Early phase clinical trials
Our aim is to bring the excellent science in Oxford to cancer patients. Our strategy is to develop new treatments or combinations of treatments through the concepts of ‘synthetic lethality’ and oncogenic vulnerability. To deliver this we have established the infrastructure to perform detailed analyses of tumours before, during and after intervention to select patients; to test our a priori hypotheses; and to better understand the biological effects of treatment.
We look to deliver smaller trials involving subsets of patients. These have the ability to change patient care, by focussing our efforts on tightly defined clinical populations to maximise differences in outcome, moving away from one-size-fits-all phase 3 trials with purely correlative translational studies. Through the Oncology Clinical Trials Office (OCTO; setting up studies to run in centres all around Europe) and the Early Phase Clinical Trials Unit (EPCTU; running trials in the Oxford Cancer and Haematology Centre) we have established one of the largest academic early phase trials portfolios in Europe.
Recently we have seen incredible advances in the treatment of advanced melanoma. The challenges now are to understand why not all patients benefit from the new drugs at our disposal. Genetic characteristics or signatures are being explored to identify patients who are likely to benefit from particular treatments and to make informed treatment decisions on the best combinations of drugs to use in the clinic.

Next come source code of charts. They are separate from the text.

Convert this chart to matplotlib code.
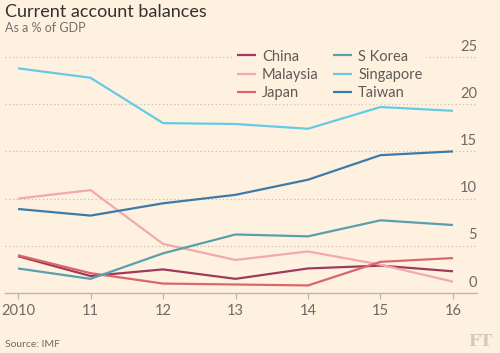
import matplotlib
matplotlib.use("Agg")
import matplotlib.pyplot as plt

plt.rcParams['font.family'] = ['Lato', 'DejaVu Sans']

years = [2010, 2011, 2012, 2013, 2014, 2015, 2016]
year_labels = ['2010', '11', '12', '13', '14', '15', '16']

china = [3.9, 1.8, 2.5, 1.5, 2.6, 2.9, 2.3]
malaysia = [10.0, 10.9, 5.2, 3.5, 4.4, 3.0, 1.2]
japan = [4.0, 2.1, 1.0, 0.9, 0.8, 3.3, 3.7]
s_korea = [2.6, 1.5, 4.2, 6.2, 6.0, 7.7, 7.2]
singapore = [23.8, 22.8, 18.0, 17.9, 17.4, 19.7, 19.3]
taiwan = [8.9, 8.2, 9.5, 10.4, 12.0, 14.6, 15.0]

yticks = [0, 5, 10, 15, 20, 25]

bg = '#fff1e0'
series = [
    ('China', china, '#9e3a5c'),
    ('Malaysia', malaysia, '#f2a9ab'),
    ('Japan', japan, '#d9666c'),
    ('S Korea', s_korea, '#5a9fad'),
    ('Singapore', singapore, '#66cae6'),
    ('Taiwan', taiwan, '#3d7aab'),
]

fig = plt.figure(figsize=(5, 3.53), dpi=100, facecolor=bg)
ax = fig.add_axes([5/500, 1-293/353, 472/500, 236/353])
ax.set_facecolor(bg)

# dotted gridlines, labels sit on top of them at the right
for v in yticks[1:]:
    ax.axhline(v, color='#c9beb4', lw=0.9, ls=(0, (1, 2)), zorder=1, clip_on=False)
for v in yticks:
    ax.text(1.0, v + 0.35, str(v), transform=ax.get_yaxis_transform(),
            ha='right', va='bottom', fontsize=10.5, color='#6f6a66')

for name, vals, col in series:
    ax.plot(years, vals, color=col, lw=1.6, label=name, zorder=3, solid_capstyle='butt')

ax.set_xlim(2010 - 13/72.5, 2016 + 24/72.5)
ax.set_ylim(0, 25)
ax.set_xticks(years)
ax.set_xticklabels(year_labels)
ax.set_yticks([])
for s in ['top', 'right', 'left']:
    ax.spines[s].set_visible(False)
ax.spines['bottom'].set_color('#bfb6ad')
ax.spines['bottom'].set_linewidth(1.0)
ax.tick_params(axis='x', length=4, width=0.9, color='#bfb6ad', labelsize=10.5,
               labelcolor='#6f6a66', pad=4)

leg = ax.legend(ncol=2, loc='upper left', bbox_to_anchor=(222/472, 1.075),
                frameon=True, facecolor=bg, edgecolor=bg, framealpha=1,
                fontsize=10.5, handlelength=1.3, handletextpad=0.4,
                columnspacing=1.0, labelspacing=0.3, borderpad=0.2)
for t in leg.get_texts():
    t.set_color('#5f5a56')
leg.set_zorder(5)

fig.text(5/500, 1-17/353, 'Current account balances', fontsize=13, color='#33302e',
         ha='left', va='baseline')
fig.text(5/500, 1-32/353, 'As a % of GDP', fontsize=9, color='#76706b',
         ha='left', va='baseline')
fig.text(5/500, 1-347/353, 'Source: IMF', fontsize=7.5, color='#6f6a66',
         ha='left', va='baseline')
fig.text(492/500, 1-346/353, 'FT', fontsize=12, color='#d2c9c0', ha='right',
         va='baseline', family='DejaVu Serif', weight='bold')

fig.savefig('out.png', dpi=100, facecolor=bg)
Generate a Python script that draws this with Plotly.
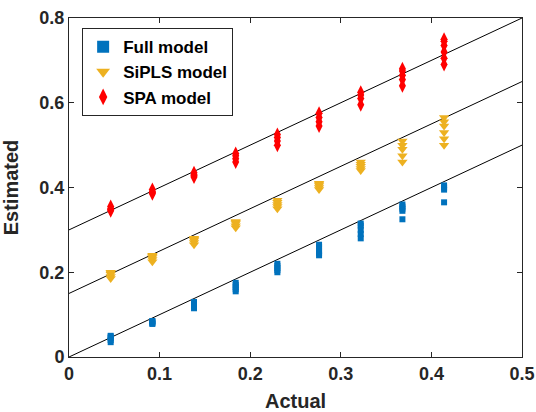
import plotly.graph_objects as go

actual_levels = [0.046, 0.092, 0.138, 0.184, 0.23, 0.276, 0.322, 0.368, 0.414]

full_est = [
    [0.035, 0.04, 0.045, 0.05, 0.048],
    [0.078, 0.082, 0.085, 0.08, 0.084],
    [0.115, 0.12, 0.125, 0.13, 0.122],
    [0.155, 0.16, 0.165, 0.17, 0.175],
    [0.2, 0.205, 0.21, 0.215, 0.22],
    [0.24, 0.245, 0.25, 0.26, 0.265],
    [0.28, 0.29, 0.3, 0.31, 0.315],
    [0.325, 0.345, 0.35, 0.355, 0.36],
    [0.365, 0.395, 0.4, 0.405],
]
siPLS_est = [
    [0.185, 0.19, 0.195, 0.2, 0.198],
    [0.225, 0.23, 0.235, 0.24, 0.238],
    [0.265, 0.27, 0.275, 0.28, 0.278],
    [0.305, 0.31, 0.315, 0.32, 0.318],
    [0.35, 0.355, 0.36, 0.365, 0.37],
    [0.395, 0.4, 0.405, 0.41, 0.408],
    [0.44, 0.445, 0.45, 0.455, 0.46],
    [0.46, 0.475, 0.49, 0.5, 0.51],
    [0.5, 0.515, 0.53, 0.545, 0.555, 0.565],
]
spa_est = [
    [0.345, 0.35, 0.355, 0.348],
    [0.385, 0.39, 0.395, 0.388],
    [0.425, 0.43, 0.435, 0.428],
    [0.46, 0.468, 0.475, 0.48],
    [0.5, 0.51, 0.518, 0.525],
    [0.545, 0.555, 0.565, 0.575],
    [0.595, 0.61, 0.618, 0.625],
    [0.64, 0.655, 0.665, 0.675, 0.68],
    [0.69, 0.705, 0.72, 0.735, 0.745, 0.75],
]

x_ticks = [0, 0.1, 0.2, 0.3, 0.4, 0.5]
x_ticktext = ["0", "0.1", "0.2", "0.3", "0.4", "0.5"]
y_ticks = [0, 0.2, 0.4, 0.6, 0.8]
y_ticktext = ["0", "0.2", "0.4", "0.6", "0.8"]

line_x = [0, 0.5]
line_offsets = [0.0, 0.15, 0.3]

def flatten(groups):
    xs, ys = [], []
    for xv, g in zip(actual_levels, groups):
        for v in g:
            xs.append(xv)
            ys.append(v)
    return xs, ys

fig = go.Figure()
for off in line_offsets:
    fig.add_trace(go.Scatter(x=line_x, y=[v + off for v in line_x], mode="lines",
                             line=dict(color="black", width=1), showlegend=False, hoverinfo="skip"))

series = [
    ("Full model", full_est, "square", "#0072BD", 6),
    ("SiPLS model", siPLS_est, "triangle-down", "#EDB120", 9),
    ("SPA model", spa_est, "diamond-tall", "#FF0000", 10),
]
for name, groups, sym, col, sz in series:
    xs, ys = flatten(groups)
    fig.add_trace(go.Scatter(x=xs, y=ys, mode="markers", name="<b>%s</b>" % name,
                             marker=dict(symbol=sym, color=col, size=sz, line=dict(width=0))))

axis_common = dict(showgrid=False, zeroline=False, ticks="inside", ticklen=5,
                   tickcolor="#262626", linecolor="#262626", linewidth=1, mirror="ticks",
                   showline=True, automargin=False,
                   tickfont=dict(size=18, color="#262626", family="Liberation Sans"))
fig.update_xaxes(range=[0, 0.5], tickvals=x_ticks,
                 ticktext=["<b>%s</b>" % t for t in x_ticktext],
                 title=dict(text="<b>Actual</b>", font=dict(size=20, color="#262626")),
                 **axis_common)
fig.update_yaxes(range=[0, 0.8], tickvals=y_ticks,
                 ticktext=["<b>%s</b>" % t for t in y_ticktext],
                 title=dict(text="<b>Estimated</b>", font=dict(size=20, color="#262626")),
                 **axis_common)
fig.update_layout(
    width=536, height=412,
    margin=dict(l=69, r=14, t=18, b=55),
    paper_bgcolor="white", plot_bgcolor="white",
    font=dict(family="Liberation Sans", color="#262626", size=17),
    legend=dict(x=0.029, y=0.97, xanchor="left", yanchor="top",
                bordercolor="#262626", borderwidth=1, bgcolor="white",
                font=dict(size=17, family="Liberation Sans", color="black"),
                itemsizing="constant", tracegroupgap=0, itemwidth=30),
)
fig.write_html("out.html")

For example, we have defined new combinations of radiotherapy with vandetanib and of paclitaxel with trametinib, and are active in the development of new drugs such as IMCgp100, MLN2480, T-Vec and IMM47. We are looking into biological markers to identify patients most likely to benefit from bevacizumab therapy in the national AVAST-M study, starting with those whose melanoma has a mutation in the BRAF gene.